[Part of a data file]
-- Start --

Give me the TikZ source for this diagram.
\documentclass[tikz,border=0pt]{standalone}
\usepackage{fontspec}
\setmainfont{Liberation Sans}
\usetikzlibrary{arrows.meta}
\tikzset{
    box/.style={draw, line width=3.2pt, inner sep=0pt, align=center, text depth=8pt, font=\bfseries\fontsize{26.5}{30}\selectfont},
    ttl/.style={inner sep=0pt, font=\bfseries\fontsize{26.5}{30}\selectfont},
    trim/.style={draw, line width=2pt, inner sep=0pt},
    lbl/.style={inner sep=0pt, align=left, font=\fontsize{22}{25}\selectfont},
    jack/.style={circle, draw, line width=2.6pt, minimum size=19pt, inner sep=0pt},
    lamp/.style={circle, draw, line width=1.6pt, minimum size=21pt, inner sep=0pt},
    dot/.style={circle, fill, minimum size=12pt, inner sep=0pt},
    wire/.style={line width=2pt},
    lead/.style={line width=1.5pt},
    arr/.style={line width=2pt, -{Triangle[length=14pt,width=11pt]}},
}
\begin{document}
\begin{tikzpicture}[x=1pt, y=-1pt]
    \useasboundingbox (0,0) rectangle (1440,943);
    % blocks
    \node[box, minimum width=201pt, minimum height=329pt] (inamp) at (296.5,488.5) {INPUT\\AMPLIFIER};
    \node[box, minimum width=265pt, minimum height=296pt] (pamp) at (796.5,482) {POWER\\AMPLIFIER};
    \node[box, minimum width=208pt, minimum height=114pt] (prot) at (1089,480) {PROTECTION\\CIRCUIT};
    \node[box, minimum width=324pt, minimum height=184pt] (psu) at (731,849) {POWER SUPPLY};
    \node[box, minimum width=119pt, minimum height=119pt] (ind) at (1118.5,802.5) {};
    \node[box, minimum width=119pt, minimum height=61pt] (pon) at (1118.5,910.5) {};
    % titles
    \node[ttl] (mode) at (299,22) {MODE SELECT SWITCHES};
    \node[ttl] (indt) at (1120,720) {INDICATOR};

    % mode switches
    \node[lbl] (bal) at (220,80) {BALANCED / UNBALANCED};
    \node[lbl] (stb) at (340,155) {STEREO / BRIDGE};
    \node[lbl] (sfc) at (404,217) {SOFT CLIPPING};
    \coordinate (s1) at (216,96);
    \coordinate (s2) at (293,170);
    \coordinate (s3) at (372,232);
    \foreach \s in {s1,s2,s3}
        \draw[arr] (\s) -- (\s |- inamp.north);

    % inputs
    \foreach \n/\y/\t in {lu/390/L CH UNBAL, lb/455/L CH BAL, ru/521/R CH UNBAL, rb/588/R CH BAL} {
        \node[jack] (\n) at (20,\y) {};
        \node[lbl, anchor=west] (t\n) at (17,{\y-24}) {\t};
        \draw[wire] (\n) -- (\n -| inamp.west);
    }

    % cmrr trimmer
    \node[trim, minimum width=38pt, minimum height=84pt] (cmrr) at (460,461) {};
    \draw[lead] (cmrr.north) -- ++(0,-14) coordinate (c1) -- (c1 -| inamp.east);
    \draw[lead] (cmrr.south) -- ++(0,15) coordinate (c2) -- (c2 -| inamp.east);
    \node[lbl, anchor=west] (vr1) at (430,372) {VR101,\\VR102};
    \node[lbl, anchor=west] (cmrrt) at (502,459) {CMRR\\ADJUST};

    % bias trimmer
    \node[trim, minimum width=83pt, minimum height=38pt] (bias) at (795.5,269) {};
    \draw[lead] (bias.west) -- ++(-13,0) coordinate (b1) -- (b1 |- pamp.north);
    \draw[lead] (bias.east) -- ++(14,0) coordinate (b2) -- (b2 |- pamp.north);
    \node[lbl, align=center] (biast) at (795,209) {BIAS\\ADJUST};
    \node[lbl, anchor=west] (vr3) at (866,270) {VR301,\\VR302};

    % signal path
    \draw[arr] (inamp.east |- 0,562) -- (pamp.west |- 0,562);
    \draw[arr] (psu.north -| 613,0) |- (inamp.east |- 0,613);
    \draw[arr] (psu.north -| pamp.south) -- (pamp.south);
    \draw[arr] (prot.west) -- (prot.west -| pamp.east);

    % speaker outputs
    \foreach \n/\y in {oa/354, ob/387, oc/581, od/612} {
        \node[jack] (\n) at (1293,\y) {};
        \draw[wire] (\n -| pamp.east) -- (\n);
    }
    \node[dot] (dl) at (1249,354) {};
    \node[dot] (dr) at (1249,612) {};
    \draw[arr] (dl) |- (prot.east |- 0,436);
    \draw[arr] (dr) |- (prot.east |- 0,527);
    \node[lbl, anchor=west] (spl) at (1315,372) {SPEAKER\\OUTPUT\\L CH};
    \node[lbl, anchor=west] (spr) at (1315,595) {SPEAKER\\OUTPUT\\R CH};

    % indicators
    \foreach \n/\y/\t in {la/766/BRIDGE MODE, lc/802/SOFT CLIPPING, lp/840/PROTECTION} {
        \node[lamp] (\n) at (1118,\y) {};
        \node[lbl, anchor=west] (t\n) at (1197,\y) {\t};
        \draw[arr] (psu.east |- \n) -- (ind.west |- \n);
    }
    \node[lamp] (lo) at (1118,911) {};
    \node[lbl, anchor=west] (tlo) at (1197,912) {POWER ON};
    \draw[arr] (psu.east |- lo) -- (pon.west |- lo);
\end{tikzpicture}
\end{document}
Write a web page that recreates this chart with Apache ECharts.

-- End --

SHORT EXERCISE: Reproduce the records in full, exactly as written.

TASK RESPONSE:
Give me the TikZ source for this diagram.
\documentclass[tikz,border=0pt]{standalone}
\usepackage{fontspec}
\setmainfont{Liberation Sans}
\usetikzlibrary{arrows.meta}
\tikzset{
    box/.style={draw, line width=3.2pt, inner sep=0pt, align=center, text depth=8pt, font=\bfseries\fontsize{26.5}{30}\selectfont},
    ttl/.style={inner sep=0pt, font=\bfseries\fontsize{26.5}{30}\selectfont},
    trim/.style={draw, line width=2pt, inner sep=0pt},
    lbl/.style={inner sep=0pt, align=left, font=\fontsize{22}{25}\selectfont},
    jack/.style={circle, draw, line width=2.6pt, minimum size=19pt, inner sep=0pt},
    lamp/.style={circle, draw, line width=1.6pt, minimum size=21pt, inner sep=0pt},
    dot/.style={circle, fill, minimum size=12pt, inner sep=0pt},
    wire/.style={line width=2pt},
    lead/.style={line width=1.5pt},
    arr/.style={line width=2pt, -{Triangle[length=14pt,width=11pt]}},
}
\begin{document}
\begin{tikzpicture}[x=1pt, y=-1pt]
    \useasboundingbox (0,0) rectangle (1440,943);
    % blocks
    \node[box, minimum width=201pt, minimum height=329pt] (inamp) at (296.5,488.5) {INPUT\\AMPLIFIER};
    \node[box, minimum width=265pt, minimum height=296pt] (pamp) at (796.5,482) {POWER\\AMPLIFIER};
    \node[box, minimum width=208pt, minimum height=114pt] (prot) at (1089,480) {PROTECTION\\CIRCUIT};
    \node[box, minimum width=324pt, minimum height=184pt] (psu) at (731,849) {POWER SUPPLY};
    \node[box, minimum width=119pt, minimum height=119pt] (ind) at (1118.5,802.5) {};
    \node[box, minimum width=119pt, minimum height=61pt] (pon) at (1118.5,910.5) {};
    % titles
    \node[ttl] (mode) at (299,22) {MODE SELECT SWITCHES};
    \node[ttl] (indt) at (1120,720) {INDICATOR};

    % mode switches
    \node[lbl] (bal) at (220,80) {BALANCED / UNBALANCED};
    \node[lbl] (stb) at (340,155) {STEREO / BRIDGE};
    \node[lbl] (sfc) at (404,217) {SOFT CLIPPING};
    \coordinate (s1) at (216,96);
    \coordinate (s2) at (293,170);
    \coordinate (s3) at (372,232);
    \foreach \s in {s1,s2,s3}
        \draw[arr] (\s) -- (\s |- inamp.north);

    % inputs
    \foreach \n/\y/\t in {lu/390/L CH UNBAL, lb/455/L CH BAL, ru/521/R CH UNBAL, rb/588/R CH BAL} {
        \node[jack] (\n) at (20,\y) {};
        \node[lbl, anchor=west] (t\n) at (17,{\y-24}) {\t};
        \draw[wire] (\n) -- (\n -| inamp.west);
    }

    % cmrr trimmer
    \node[trim, minimum width=38pt, minimum height=84pt] (cmrr) at (460,461) {};
    \draw[lead] (cmrr.north) -- ++(0,-14) coordinate (c1) -- (c1 -| inamp.east);
    \draw[lead] (cmrr.south) -- ++(0,15) coordinate (c2) -- (c2 -| inamp.east);
    \node[lbl, anchor=west] (vr1) at (430,372) {VR101,\\VR102};
    \node[lbl, anchor=west] (cmrrt) at (502,459) {CMRR\\ADJUST};

    % bias trimmer
    \node[trim, minimum width=83pt, minimum height=38pt] (bias) at (795.5,269) {};
    \draw[lead] (bias.west) -- ++(-13,0) coordinate (b1) -- (b1 |- pamp.north);
    \draw[lead] (bias.east) -- ++(14,0) coordinate (b2) -- (b2 |- pamp.north);
    \node[lbl, align=center] (biast) at (795,209) {BIAS\\ADJUST};
    \node[lbl, anchor=west] (vr3) at (866,270) {VR301,\\VR302};

    % signal path
    \draw[arr] (inamp.east |- 0,562) -- (pamp.west |- 0,562);
    \draw[arr] (psu.north -| 613,0) |- (inamp.east |- 0,613);
    \draw[arr] (psu.north -| pamp.south) -- (pamp.south);
    \draw[arr] (prot.west) -- (prot.west -| pamp.east);

    % speaker outputs
    \foreach \n/\y in {oa/354, ob/387, oc/581, od/612} {
        \node[jack] (\n) at (1293,\y) {};
        \draw[wire] (\n -| pamp.east) -- (\n);
    }
    \node[dot] (dl) at (1249,354) {};
    \node[dot] (dr) at (1249,612) {};
    \draw[arr] (dl) |- (prot.east |- 0,436);
    \draw[arr] (dr) |- (prot.east |- 0,527);
    \node[lbl, anchor=west] (spl) at (1315,372) {SPEAKER\\OUTPUT\\L CH};
    \node[lbl, anchor=west] (spr) at (1315,595) {SPEAKER\\OUTPUT\\R CH};

    % indicators
    \foreach \n/\y/\t in {la/766/BRIDGE MODE, lc/802/SOFT CLIPPING, lp/840/PROTECTION} {
        \node[lamp] (\n) at (1118,\y) {};
        \node[lbl, anchor=west] (t\n) at (1197,\y) {\t};
        \draw[arr] (psu.east |- \n) -- (ind.west |- \n);
    }
    \node[lamp] (lo) at (1118,911) {};
    \node[lbl, anchor=west] (tlo) at (1197,912) {POWER ON};
    \draw[arr] (psu.east |- lo) -- (pon.west |- lo);
\end{tikzpicture}
\end{document}
Write a web page that recreates this chart with Apache ECharts.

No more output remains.